Casten, Warren, Foster, Jayapal to Commerce: No CHIPS Funding for Stock Buyback Subsidies

Text of Letter (PDF)

Washington, D.C. – U.S. Representative Sean Casten (D-Ill.), Senator Elizabeth Warren (D-Mass.), and Representatives Bill Foster (D-Ill.) and Pramila Jayapal (D-Wash.) wrote to the Secretary of Commerce Gina Raimondo, urging the Department of Commerce (Commerce) to use its full statutory authority to ensure taxpayer dollars from the Creating Helpful Incentives to Produce Semiconductors (CHIPS) Act does not directly or indirectly fund stock buybacks and other shareholder distributions. 

The CHIPS Act of 2022 provides funding to shore up the semiconductor industry in the United States, a unique opportunityto advance the United States’ technological and scientific capacity, create thousands of high-skilled jobs, and secure national security interests. The bill also explicitly prohibits companies receiving funding from using CHIPS grants to repurchase their stock or pay dividends to stakeholders, although strong implementation is needed to prevent abuse. 

To date, nearly $30 billion in federal CHIPS grants have been awarded, with the grants going to just eleven semiconductor producers, most with a history of billions in stock buybacks. The first CHIPS grant of $35 million went to BAE Systems (BAE) in June 2023. At the time, BAE was in the midst of a $2 billion stock buyback, with another nearly $2 billion in stock buybacks authorized. Intel, recipient of a $8.5 billion CHIPS award, the largest to date, assured investors last year that the company remained committed to delivering “very healthy” dividends to shareholders, even amid layoffs.  Intel also currently has authorization from its Board of Directors to buy back a further $7.24 billion in stock. 
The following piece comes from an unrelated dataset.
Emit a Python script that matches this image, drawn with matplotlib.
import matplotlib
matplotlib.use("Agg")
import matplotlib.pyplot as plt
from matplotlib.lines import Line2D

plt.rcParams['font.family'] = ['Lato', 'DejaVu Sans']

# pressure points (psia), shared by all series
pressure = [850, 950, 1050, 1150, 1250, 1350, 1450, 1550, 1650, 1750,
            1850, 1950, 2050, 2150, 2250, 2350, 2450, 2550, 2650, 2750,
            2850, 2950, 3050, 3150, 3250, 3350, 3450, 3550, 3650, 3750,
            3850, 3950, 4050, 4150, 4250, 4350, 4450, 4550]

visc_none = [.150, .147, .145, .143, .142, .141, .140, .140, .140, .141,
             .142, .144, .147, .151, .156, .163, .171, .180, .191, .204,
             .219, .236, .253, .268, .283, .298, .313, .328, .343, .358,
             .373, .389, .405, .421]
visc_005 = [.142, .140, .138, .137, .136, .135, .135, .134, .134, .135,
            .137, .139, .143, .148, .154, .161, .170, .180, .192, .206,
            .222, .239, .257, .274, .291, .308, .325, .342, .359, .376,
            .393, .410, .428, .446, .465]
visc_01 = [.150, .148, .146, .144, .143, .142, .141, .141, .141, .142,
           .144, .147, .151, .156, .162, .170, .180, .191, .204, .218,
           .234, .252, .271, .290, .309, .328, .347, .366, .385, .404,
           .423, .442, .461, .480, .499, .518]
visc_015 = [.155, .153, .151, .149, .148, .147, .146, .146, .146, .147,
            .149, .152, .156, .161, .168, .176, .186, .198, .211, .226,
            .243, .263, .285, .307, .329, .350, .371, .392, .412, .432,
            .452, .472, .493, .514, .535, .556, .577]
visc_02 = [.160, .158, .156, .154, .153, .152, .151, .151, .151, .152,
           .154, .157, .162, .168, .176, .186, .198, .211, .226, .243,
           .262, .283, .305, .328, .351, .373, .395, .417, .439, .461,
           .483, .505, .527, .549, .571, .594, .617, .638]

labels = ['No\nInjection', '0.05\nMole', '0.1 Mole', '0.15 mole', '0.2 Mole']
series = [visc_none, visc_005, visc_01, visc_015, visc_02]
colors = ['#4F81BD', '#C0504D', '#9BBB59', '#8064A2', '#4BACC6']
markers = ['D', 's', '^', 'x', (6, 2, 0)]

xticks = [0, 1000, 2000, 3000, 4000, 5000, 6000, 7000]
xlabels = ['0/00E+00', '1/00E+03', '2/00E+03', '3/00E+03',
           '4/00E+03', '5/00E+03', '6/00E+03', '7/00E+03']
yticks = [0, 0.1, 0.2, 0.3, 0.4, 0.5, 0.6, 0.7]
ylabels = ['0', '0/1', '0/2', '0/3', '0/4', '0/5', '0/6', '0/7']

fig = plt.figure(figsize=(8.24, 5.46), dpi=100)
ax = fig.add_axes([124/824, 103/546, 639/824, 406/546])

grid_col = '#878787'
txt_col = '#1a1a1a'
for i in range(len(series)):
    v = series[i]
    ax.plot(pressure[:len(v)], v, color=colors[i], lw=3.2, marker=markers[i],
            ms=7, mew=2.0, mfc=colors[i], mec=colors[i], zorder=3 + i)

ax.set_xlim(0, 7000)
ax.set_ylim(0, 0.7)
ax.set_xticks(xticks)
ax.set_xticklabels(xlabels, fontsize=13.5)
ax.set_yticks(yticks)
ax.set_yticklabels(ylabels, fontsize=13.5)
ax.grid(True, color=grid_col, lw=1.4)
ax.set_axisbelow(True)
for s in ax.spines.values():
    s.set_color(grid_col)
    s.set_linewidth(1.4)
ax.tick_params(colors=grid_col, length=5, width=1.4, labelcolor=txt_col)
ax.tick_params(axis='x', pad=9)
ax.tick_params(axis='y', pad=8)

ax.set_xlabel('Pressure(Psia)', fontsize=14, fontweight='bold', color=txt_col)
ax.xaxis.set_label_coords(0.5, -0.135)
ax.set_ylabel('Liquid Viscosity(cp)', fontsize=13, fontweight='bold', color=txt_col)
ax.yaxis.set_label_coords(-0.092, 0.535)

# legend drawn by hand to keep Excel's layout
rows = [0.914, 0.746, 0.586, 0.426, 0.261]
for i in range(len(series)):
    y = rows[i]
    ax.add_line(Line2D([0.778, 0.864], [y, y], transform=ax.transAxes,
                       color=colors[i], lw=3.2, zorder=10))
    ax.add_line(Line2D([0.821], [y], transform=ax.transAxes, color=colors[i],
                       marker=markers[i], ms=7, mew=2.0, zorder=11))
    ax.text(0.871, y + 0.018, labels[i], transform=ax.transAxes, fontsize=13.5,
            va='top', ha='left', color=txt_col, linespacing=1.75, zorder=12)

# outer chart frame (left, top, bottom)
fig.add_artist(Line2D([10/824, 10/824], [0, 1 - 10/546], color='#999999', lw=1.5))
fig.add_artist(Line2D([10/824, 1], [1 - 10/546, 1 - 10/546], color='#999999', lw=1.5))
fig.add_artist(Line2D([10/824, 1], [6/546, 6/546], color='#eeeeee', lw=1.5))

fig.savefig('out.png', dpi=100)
Earlier this year, Representative Casten and Senator Warren wrote to BAE, inquiring about their stock buyback plans. BAE refused to commit to pausing stock buybacks or to not engage in future ones. BAE CEO Thomas Arsenault also did not answer whether BAE had committed not to use other fungible capital to buy back stock while receiving a taxpayer-funded CHIPS grant. 
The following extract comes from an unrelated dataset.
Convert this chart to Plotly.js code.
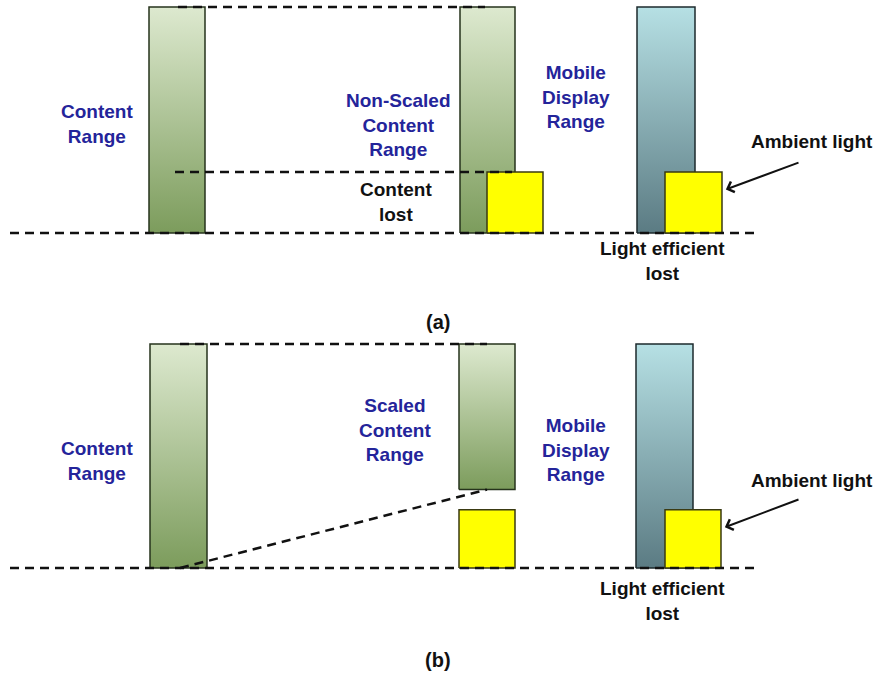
<!DOCTYPE html>
<html>
<head>
<meta charset="utf-8">
<script src="https://cdn.plot.ly/plotly-3.0.1.min.js"></script>
<style>html,body{margin:0;padding:0;background:#fff;}#chart{width:879px;height:675px;}</style>
</head>
<body>
<div id="chart"></div>
<script>
// ---- data (levels in % of content range) ----
const panelA_content = [0, 100];        // Content Range
const panelA_display = [0, 100];        // Non-scaled content on display
const panelA_mobile = [0, 100];         // Mobile display range
const panelA_ambient = [0, 27];         // Ambient light level
const panelA_lost = 27;                 // Content lost level

const panelB_content = [0, 100];
const panelB_scaled = [35, 100];        // Scaled content range
const panelB_ambientMid = [0, 26];      // ambient box under scaled content
const panelB_mobile = [0, 100];
const panelB_ambient = [0, 26];

// ---- style constants ----
const GREEN = [[0, '#7c9c5c'], [1, '#dde9cf']];
const CYAN = [[0, '#5b7b83'], [1, '#b6e0e4']];
const YELLOW = '#ffff00';
const BLUE = '#24249a';
const FONT = 'Liberation Sans, Arial, sans-serif';

function rect(x0, x1, lv, yaxis, fill, grad, line) {
  const t = {
    type: 'scatter', mode: 'lines', xaxis: 'x', yaxis: yaxis,
    x: [x0, x1, x1, x0, x0], y: [lv[0], lv[0], lv[1], lv[1], lv[0]],
    fill: 'toself', line: {color: line, width: 1.5}, hoverinfo: 'skip'
  };
  if (grad) t.fillgradient = {type: 'vertical', colorscale: grad, start: lv[0], stop: lv[1]};
  else t.fillcolor = fill;
  return t;
}
function dash(xs, ys, yaxis) {
  return {type: 'scatter', mode: 'lines', xaxis: 'x', yaxis: yaxis, x: xs, y: ys,
    line: {color: '#111', width: 2.5, dash: '9px,6px'}, hoverinfo: 'skip'};
}

const traces = [
  // panel (a)
  rect(149, 205, panelA_content, 'y', null, GREEN, '#26331c'),
  rect(460, 515, panelA_display, 'y', null, GREEN, '#26331c'),
  rect(487, 543, panelA_ambient, 'y', YELLOW, null, '#3a3a12'),
  rect(637, 695, panelA_mobile, 'y', null, CYAN, '#1d2a2d'),
  rect(665, 722, panelA_ambient, 'y', YELLOW, null, '#3a3a12'),
  dash([178, 485], [panelA_content[1], panelA_display[1]], 'y'),
  dash([175, 512], [panelA_lost, panelA_lost], 'y'),
  dash([10, 760], [0, 0], 'y'),
  // panel (b)
  rect(150, 207, panelB_content, 'y2', null, GREEN, '#26331c'),
  rect(459, 515, panelB_scaled, 'y2', null, GREEN, '#26331c'),
  rect(459, 515, panelB_ambientMid, 'y2', YELLOW, null, '#3a3a12'),
  rect(636, 693, panelB_mobile, 'y2', null, CYAN, '#1d2a2d'),
  rect(665, 721, panelB_ambient, 'y2', YELLOW, null, '#3a3a12'),
  dash([180, 487], [panelB_content[1], panelB_scaled[1]], 'y2'),
  dash([180, 487], [panelB_content[0], panelB_scaled[0]], 'y2'),
  dash([10, 760], [0, 0], 'y2')
];

function py(p) { return 1 - p / 675; }
function txt(text, x, p, color, size) {
  return {text: text, x: x, y: py(p), xref: 'x', yref: 'paper', showarrow: false,
    xanchor: 'center', yanchor: 'middle', align: 'center',
    font: {family: FONT, size: size || 19, color: color, weight: 'bold'}};
}
function arrow(x, yv, yref, ax, ay) {
  return {text: '', x: x, y: yv, xref: 'x', yref: yref, ax: ax, ay: ay,
    showarrow: true, arrowhead: 4, arrowsize: 1.1, arrowwidth: 2, arrowcolor: '#111', standoff: 2};
}

const annotations = [
  txt('<b>Content<br>Range</b>', 97, 124.5, BLUE),
  txt('<b>Non-Scaled<br>Content<br>Range</b>', 398, 125, BLUE),
  txt('<b>Content<br>lost</b>', 396, 202, '#111'),
  txt('<b>Mobile<br>Display<br>Range</b>', 576, 97, BLUE),
  txt('<b>Ambient light</b>', 812, 142, '#111'),
  txt('<b>Light efficient<br>lost</b>', 662, 261, '#111'),
  txt('<b>(a)</b>', 438, 322, '#111', 20),
  arrow(724, 19, 'y', 76, -28),
  txt('<b>Content<br>Range</b>', 97, 461, BLUE),
  txt('<b>Scaled<br>Content<br>Range</b>', 395, 430, BLUE),
  txt('<b>Mobile<br>Display<br>Range</b>', 576, 450, BLUE),
  txt('<b>Ambient light</b>', 812, 480, '#111'),
  txt('<b>Light efficient<br>lost</b>', 662, 601, '#111'),
  txt('<b>(b)</b>', 438, 660, '#111', 20),
  arrow(723, 17.9, 'y2', 77, -29)
];

const layout = {
  width: 879, height: 675,
  margin: {l: 0, r: 0, t: 0, b: 0, pad: 0},
  paper_bgcolor: '#fff', plot_bgcolor: 'rgba(0,0,0,0)',
  showlegend: false,
  xaxis: {range: [0, 879], domain: [0, 1], visible: false, fixedrange: true},
  yaxis: {range: [-29.6, 103.1], domain: [0.5556, 1], visible: false, fixedrange: true},
  yaxis2: {range: [-32.14, 104.02], domain: [0.05185, 0.5037], visible: false, fixedrange: true},
  annotations: annotations
};

Plotly.newPlot('chart', traces, layout, {displayModeBar: false, staticPlot: true});
</script>
</body>
</html>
Secretary of Commerce Gina Raimondo has provided personal assurances that “CHIPS money is not a subsidy for big companies … for stock buybacks or to pad their bottom line,” but Commerce's enforcement of this ban is critical. Unfortunately, Commerce’s notice of funding opportunity and the taxpayer protections outlined by the National Institute of Standards and Technology (NIST) continue to leave the door open for large semiconductor companies to take millions or even billions in CHIPS grants, move some money around, and then engage in more stock buybacks and shareholder distributions. 
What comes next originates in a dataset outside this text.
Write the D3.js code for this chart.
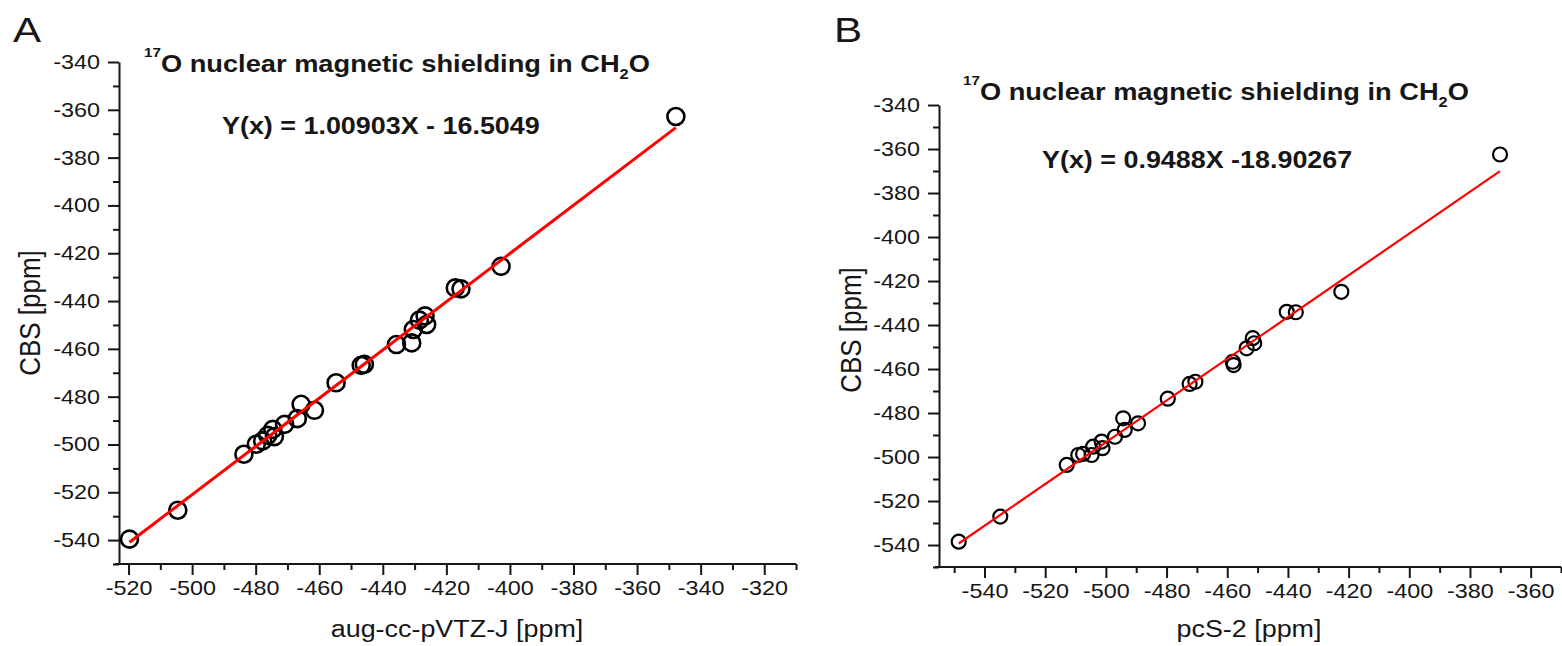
<!DOCTYPE html>
<html>
<head>
<meta charset="utf-8">
<script src="https://cdn.jsdelivr.net/npm/d3@7"></script>
<style>
  html, body { margin: 0; padding: 0; background: #fff; }
  svg { display: block; font-family: "Liberation Sans", Arial, sans-serif; }
</style>
</head>
<body>
<svg id="chart" width="1562" height="646"></svg>
<script>
// ---------- DATA ----------
// Panel A: aug-cc-pVTZ-J vs CBS
const augX = [-519.7, -504.5, -483.7, -479.8, -477.8, -476.2, -474.6, -474.1, -470.9, -466.9, -465.7, -461.5, -454.7,
              -446.8, -445.8, -435.7, -430.9, -430.4, -428.5, -426.2, -426.7, -417.2, -415.4, -402.8, -347.8];
const augY = [-539.6, -527.5, -504.1, -499.9, -498.5, -496.2, -493.7, -496.7, -491.6, -489.2, -483.2, -485.7, -474.2,
              -466.9, -466.5, -458.2, -457.5, -451.9, -448.0, -449.8, -446.2, -434.5, -434.9, -425.5, -362.8];
// Panel B: pcS-2 vs CBS
const pcsX = [-548.5, -534.8, -512.9, -509.1, -507.5, -504.7, -504.2, -501.4, -501.1, -497.0, -494.3, -493.8, -489.4,
              -479.6, -472.4, -470.5, -458.2, -457.9, -453.6, -451.6, -451.1, -440.4, -437.4, -422.4, -370.1];
const pcsY = [-538.5, -527.1, -503.6, -499.1, -498.6, -499.1, -495.3, -493.0, -496.0, -490.8, -482.4, -487.7, -484.7,
              -473.5, -466.8, -465.8, -456.7, -458.2, -450.6, -446.0, -448.3, -434.0, -434.2, -424.9, -362.5];
// Fits
const fitA = { slope: 1.00903, intercept: -16.5049 };
const fitB = { slope: 0.9488, intercept: -18.90267 };
// Texts
const panelLetters = ["A", "B"];
const xLabels = ["aug-cc-pVTZ-J [ppm]", "pcS-2 [ppm]"];
const yLabel = "CBS [ppm]";
const eqLabels = ["Y(x) = 1.00903X - 16.5049", "Y(x) = 0.9488X -18.90267"];
// Axis domains & ticks
const xDomA = [-523, -310], xDomB = [-555, -350];
const yDom = [-550, -340];
const xTicksA = d3.range(-520, -319, 20), xMinorA = d3.range(-510, -309, 20);
const xTicksB = d3.range(-540, -359, 20), xMinorB = d3.range(-550, -349, 20);
const yTicks = d3.range(-540, -339, 20), yMinor = d3.range(-550, -349, 20);

// ---------- DRAW ----------
const svg = d3.select("#chart");
const SX = 1.17;          // horizontal stretch of the original typography
const INK = "#161616";
const fmt = d => String(d); // plain hyphen-minus like the original

function stext(parent, x, y, str, size, weight, anchor) {
  return parent.append("text")
    .attr("transform", `translate(${x},${y}) scale(${SX},1)`)
    .attr("text-anchor", anchor || "start")
    .attr("font-size", size)
    .attr("font-weight", weight || "normal")
    .attr("fill", INK)
    .text(str);
}

function panel(cfg) {
  const x = d3.scaleLinear().domain(cfg.xDom).range([cfg.left, cfg.right]);
  const y = d3.scaleLinear().domain(yDom).range([cfg.bottom, cfg.top]);
  const g = svg.append("g");

  // minor ticks
  g.append("g").attr("transform", `translate(0,${cfg.bottom})`)
    .call(d3.axisBottom(x).tickValues(cfg.xMinor).tickSize(6).tickFormat(""))
    .call(a => a.select(".domain").remove());
  g.append("g").attr("transform", `translate(${cfg.left},0)`)
    .call(d3.axisLeft(y).tickValues(yMinor).tickSize(6).tickFormat(""))
    .call(a => a.select(".domain").remove());

  // major axes
  const xa = g.append("g").attr("transform", `translate(0,${cfg.bottom})`)
    .call(d3.axisBottom(x).tickValues(cfg.xTicks).tickSize(11).tickSizeOuter(0).tickPadding(6).tickFormat(fmt));
  const ya = g.append("g").attr("transform", `translate(${cfg.left},0)`)
    .call(d3.axisLeft(y).tickValues(yTicks).tickSize(11).tickSizeOuter(0).tickPadding(8).tickFormat(fmt));

  [xa, ya].forEach(a => {
    a.select(".domain").attr("stroke", INK).attr("stroke-width", 2);
    a.selectAll("text").attr("font-size", 20).attr("fill", INK)
      .attr("font-family", "Liberation Sans, Arial, sans-serif");
  });
  g.selectAll(".tick line").attr("stroke", INK).attr("stroke-width", 2);
  xa.selectAll("text").attr("dy", "0.71em").attr("transform", `scale(${SX},1)`);
  ya.selectAll("text").attr("transform", `scale(${SX},1)`).attr("x", -19 / SX);
  // x axis line overhangs slightly to the left like the original
  xa.select(".domain").attr("d", `M${cfg.left - 4},0H${cfg.right}`);

  // points
  g.append("g").selectAll("circle")
    .data(cfg.xs.map((v, i) => [v, cfg.ys[i]]))
    .join("circle")
    .attr("cx", d => x(d[0])).attr("cy", d => y(d[1]))
    .attr("r", cfg.r).attr("fill", "none")
    .attr("stroke", "#000").attr("stroke-width", cfg.sw);

  // fit line
  const [x0, x1] = d3.extent(cfg.xs);
  g.append("line")
    .attr("x1", x(x0)).attr("y1", y(cfg.fit.slope * x0 + cfg.fit.intercept))
    .attr("x2", x(x1)).attr("y2", y(cfg.fit.slope * x1 + cfg.fit.intercept))
    .attr("stroke", "#ff0000").attr("stroke-width", cfg.lw);

  // panel letter
  stext(svg, cfg.letterX, 42, cfg.letter, 36, "normal");

  // title with super/subscripts
  const t = svg.append("text")
    .attr("transform", `translate(${cfg.titleX},${cfg.titleY}) scale(${SX},1)`)
    .attr("font-weight", "bold").attr("fill", INK);
  t.append("tspan").attr("font-size", 13).attr("dy", -15).text("17");
  t.append("tspan").attr("font-size", 23.3).attr("dy", 15).text("O nuclear magnetic shielding in CH");
  t.append("tspan").attr("font-size", 14).attr("dy", 7).text("2");
  t.append("tspan").attr("font-size", 23.3).attr("dy", -7).text("O");

  // equation
  stext(svg, cfg.eqX, cfg.eqY, cfg.eq, 23, "bold");

  // axis labels
  stext(svg, cfg.xLabelX, 637, cfg.xLabel, 23, "normal", "middle");
  svg.append("text")
    .attr("transform", `translate(${cfg.yLabelX},${cfg.yLabelY}) scale(${SX},1) rotate(-90)`)
    .attr("text-anchor", "middle").attr("font-size", 26).attr("fill", INK)
    .text(yLabel);
}

panel({
  letter: panelLetters[0], letterX: 13,
  xDom: xDomA, xTicks: xTicksA, xMinor: xMinorA,
  left: 119, right: 796, top: 62, bottom: 564,
  xs: augX, ys: augY, fit: fitA, r: 8.5, sw: 2.6, lw: 3,
  titleX: 144, titleY: 72, eqX: 222, eqY: 134, eq: eqLabels[0],
  xLabel: xLabels[0], xLabelX: 457, yLabelX: 40, yLabelY: 313
});

panel({
  letter: panelLetters[1], letterX: 834,
  xDom: xDomB, xTicks: xTicksB, xMinor: xMinorB,
  left: 939, right: 1561, top: 105, bottom: 567,
  xs: pcsX, ys: pcsY, fit: fitB, r: 7, sw: 2.2, lw: 2.2,
  titleX: 963, titleY: 100, eqX: 1042, eqY: 168, eq: eqLabels[1],
  xLabel: xLabels[1], xLabelX: 1249, yLabelX: 861, yLabelY: 330
});
</script>
</body>
</html>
Instead, Commerce has only stated that when awarding grants, preference will be given to companies who commit to not engage in stock buybacks and asked applicants to detail their plans for stock buybacks over five years. These applications and the subsequent preliminary agreements are not public, making it difficult to determine if grant recipients' commitments to Commerce are consistent with their buyback history and future intent to engage in buybacks. 

The lawmakers are also requesting answers about Commerce’s implementation and enforcement of the CHIPS Act by August 1, 2024.